By Howard Platt from the May 2011 Edition
The brain has always fascinated me; it is what drew me into medical school and to dabble in philosophy over the years. Of course I did not expect any study of brain pathology and dysfunction to get so close and personal.
Since I retired I have been photographing birds, and more recently writing a short article each month for the local Manzanillo Sun E-Zine (electronic magazine). It has been lots of fun, or at least it was up to my 20 March deadline.
In April I was writing about the orange-breasted bunting. They are lovely birds, and only live here on the west coast of Mexico. I have some pretty photos to share and I was working on some notes to add a little interest to our human winter visitors.

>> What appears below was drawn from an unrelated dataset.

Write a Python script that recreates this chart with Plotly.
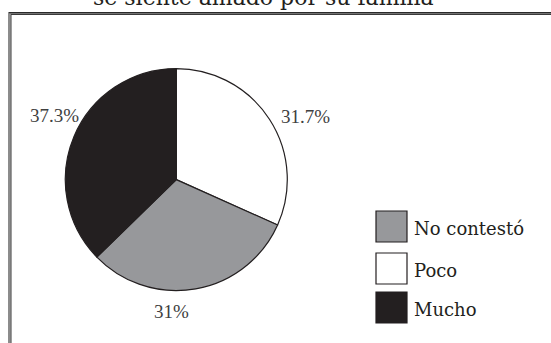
import plotly.graph_objects as go

W, H = 551, 343

# Survey answers and their shares (%)
labels = ["Poco", "No contestó", "Mucho"]
values = [31.7, 31.0, 37.3]
colors = {"Poco": "#ffffff", "No contestó": "#97989b", "Mucho": "#231f20"}
legend_order = ["No contestó", "Poco", "Mucho"]
title_text = "se siente amado por su familia"

INK = "#231f20"
SERIF = "DejaVu Serif"
LIGHT_SERIF = "Liberation Serif"


def px(x):
    return x / W


def py(y):
    return 1 - y / H


# Pie geometry in pixels
cx, cy, r = 176.3, 179.6, 111.0

fig = go.Figure()
fig.add_trace(go.Pie(
    labels=labels,
    values=values,
    sort=False,
    direction="clockwise",
    rotation=0,
    marker=dict(colors=[colors[l] for l in labels], line=dict(color=INK, width=1.2)),
    textinfo="none",
    hoverinfo="label+percent",
    showlegend=False,
    domain=dict(x=[px(cx - r), px(cx + r)], y=[py(cy + r), py(cy - r)]),
))

shapes = []
annotations = []

# Double frame that runs off the right and bottom edges
shapes.append(dict(type="rect", xref="paper", yref="paper",
                   x0=px(9.3), x1=px(600), y0=py(13.3), y1=py(400),
                   line=dict(color="#8c8c8c", width=2.6), fillcolor="rgba(0,0,0,0)"))
shapes.append(dict(type="rect", xref="paper", yref="paper",
                   x0=px(11), x1=px(600), y0=py(14.5), y1=py(400),
                   line=dict(color="#3a3a3a", width=1), fillcolor="rgba(0,0,0,0)"))
shapes.append(dict(type="line", xref="paper", yref="paper",
                   x0=px(9), x1=px(600), y0=py(12.6), y1=py(12.6),
                   line=dict(color="#2a2a2a", width=1.2)))

# Percentage labels around the pie
label_pos = {"Mucho": (54.5, 116), "Poco": (305, 116.3), "No contestó": (171.5, 311)}
for lab, val in zip(labels, values):
    x, y = label_pos[lab]
    annotations.append(dict(text=f"{val:g}%", x=px(x), y=py(y), xref="paper", yref="paper",
                            showarrow=False, xanchor="center", yanchor="middle",
                            font=dict(family=LIGHT_SERIF, size=19, color="#404040")))

# Legend built from square swatches
box = 31
box_tops = [211, 253, 292]
for lab, top in zip(legend_order, box_tops):
    shapes.append(dict(type="rect", xref="paper", yref="paper",
                       x0=px(376), x1=px(376 + box), y0=py(top + box), y1=py(top),
                       line=dict(color=INK, width=1.2), fillcolor=colors[lab]))
    annotations.append(dict(text=lab, x=px(412), y=py(top + box / 2 + 1.5), xref="paper", yref="paper",
                            showarrow=False, xanchor="left", yanchor="middle",
                            font=dict(family=SERIF, size=18, color=INK)))

# Title, partly above the visible area
annotations.append(dict(text=title_text, x=px(263), y=py(12.5), xref="paper", yref="paper",
                        showarrow=False, xanchor="center", yanchor="bottom",
                        font=dict(family=SERIF, size=22, color=INK)))

fig.update_layout(
    width=W, height=H,
    margin=dict(l=0, r=0, t=0, b=0),
    paper_bgcolor="white", plot_bgcolor="white",
    shapes=shapes, annotations=annotations,
)

fig.write_html("out.html")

By surprise I discovered I could not spell some simple English words. Reading was also suddenly difficult. I could see letter quite clearly, but, for example what I saw as a “T” my brain might interpret as a “W”. Very frustrating! So, time to check things out.
Starting on Tuesday I went through doctors and hospitals in Manzanillo, Colima to Guadalajara. An MRI scan, chest x-ray, CT scan, abdominal ultrasound, bronchoscopy and an internal medicine specialist, neurologist, neurosurgeon, pulmonologist, and a never-ending array of support, trainees and medical students. It was all a blur, until after a week, it suddenly stopped for the Holy Week and Easter break. I have go back for a lung biopsy on April 28, to await the definitive diagnosis and recommendations for treatment.

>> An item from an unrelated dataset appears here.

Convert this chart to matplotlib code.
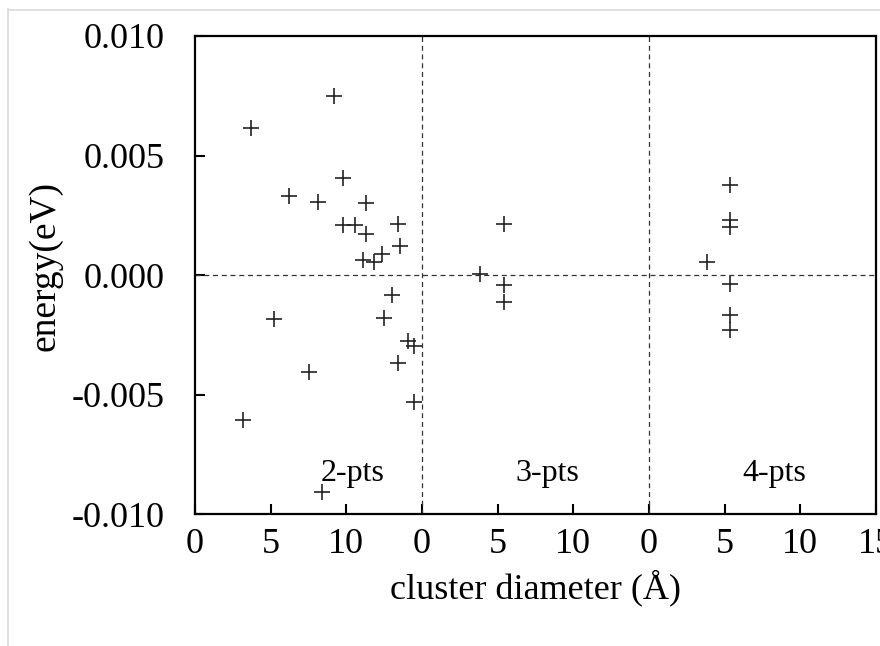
import numpy as np
import matplotlib
matplotlib.use("Agg")
import matplotlib.pyplot as plt
from matplotlib.lines import Line2D

plt.rcParams['font.family'] = ['Liberation Serif', 'DejaVu Serif']

# cluster diameter (A) and energy (eV) for each group
d2 = [9.2, 3.7, 9.75, 6.2, 8.15, 11.3, 9.75, 10.6, 11.3, 13.4, 13.55, 11.1, 11.85, 12.35,
      13.0, 12.5, 5.25, 14.05, 14.45, 13.4, 7.5, 14.45, 3.2, 8.4]
e2 = [0.0075, 0.00614, 0.00407, 0.00332, 0.00305, 0.0030, 0.00208, 0.00208, 0.00172, 0.00216,
      0.00121, 0.00063, 0.00056, 0.00088, -0.00081, -0.00177, -0.00181, -0.00276, -0.00294,
      -0.00367, -0.00405, -0.00531, -0.00607, -0.00907]
d3 = [5.4, 3.85, 5.4, 5.4]
e3 = [0.00215, 0.00004, -0.00042, -0.00112]
d4 = [5.35, 5.35, 5.35, 3.8, 5.35, 5.35, 5.35]
e4 = [0.00377, 0.00229, 0.00201, 0.00056, -0.00038, -0.00167, -0.0023]
groups = ["2-pts", "3-pts", "4-pts"]
width = 15.0
xticks = np.arange(0, 46, 5)
xlabels = ["0", "5", "10", "0", "5", "10", "0", "5", "10", "15"]

fig = plt.figure(figsize=(8.8, 6.46), dpi=100)
ax = fig.add_axes([0.2216, 0.2036, 0.7739, 0.7407])

for i, (d, e) in enumerate([(d2, e2), (d3, e3), (d4, e4)]):
    ax.plot(np.array(d) + i * width, e, ls="none", marker="+", ms=11, mew=1.2, color="#222222")

for i in range(1, 3):
    ax.axvline(i * width, color="#333333", lw=0.9, ls=(0, (4, 3)))
ax.axhline(0, color="#333333", lw=0.9, ls=(0, (4, 3)))

ax.text(8.3, -0.0083, groups[0], fontsize=23, va="center")
ax.text(width + 6.2, -0.0083, groups[1], fontsize=23, va="center")
ax.text(2 * width + 6.2, -0.0083, groups[2], fontsize=23, va="center")

ax.set_xlim(0, 45)
ax.set_ylim(-0.01, 0.01)
ax.set_xticks(xticks)
ax.set_xticklabels(xlabels)
ax.set_yticks([-0.01, -0.005, 0, 0.005, 0.01])
ax.set_yticklabels(["-0.010", "-0.005", "0.000", "0.005", "0.010"])
ax.tick_params(direction="in", length=7, width=1.5, labelsize=26)
ax.tick_params(axis="x", pad=10)
ax.tick_params(axis="y", pad=22)
for s in ax.spines.values():
    s.set_linewidth(1.6)
ax.set_xlabel("cluster diameter (Å)", fontsize=26, labelpad=6)
ax.set_ylabel("energy(eV)", fontsize=27)
ax.yaxis.set_label_coords(-0.194, 0.52)

# faint frame of the picture
fig.add_artist(Line2D([7.5 / 880, 7.5 / 880], [0, 1 - 9 / 646], transform=fig.transFigure, color="#d9d9d9", lw=1.2))
fig.add_artist(Line2D([7.5 / 880, 1], [1 - 9.5 / 646, 1 - 9.5 / 646], transform=fig.transFigure, color="#d9d9d9", lw=1.2))

fig.savefig("out.png", dpi=100)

There was one pause in the blur. On the second day,
Wednesday, was a “dead day” while I waited after the first consultation and before all the rest were scheduled. Yet I already was guessing my future so there would be no more “dead days” for me. Instead we took off around Colima looking for birds. The fates blessed me with my first owl sighting in over four years of searching. The prettiest little ferruginous pygmy-owl, a wonderful day!
Once back from Guadalajara there was time for me to look at the reports they had given me (in Spanish) and access to my internet and the opportunity to work out what is happening.
So, struggling with my ability to read, but normally functioning critical faculties, I explore the information.
My quick summary. Probably Aden Carcinoma of the lung with distant spread to brain, far too advanced, for surgery or radiation. no chance to cure even with chemotherapy. Half such patients die in several weeks: possibly 20% may survive a year. Chemotherapy is miserable and may only extend survival briefly.
Another couple of weeks and the experts will be able to clear all this up for me, so then I may be able to update you… or not. For sure I will still be hunting for just a few more bird photos and I will be sure to share them.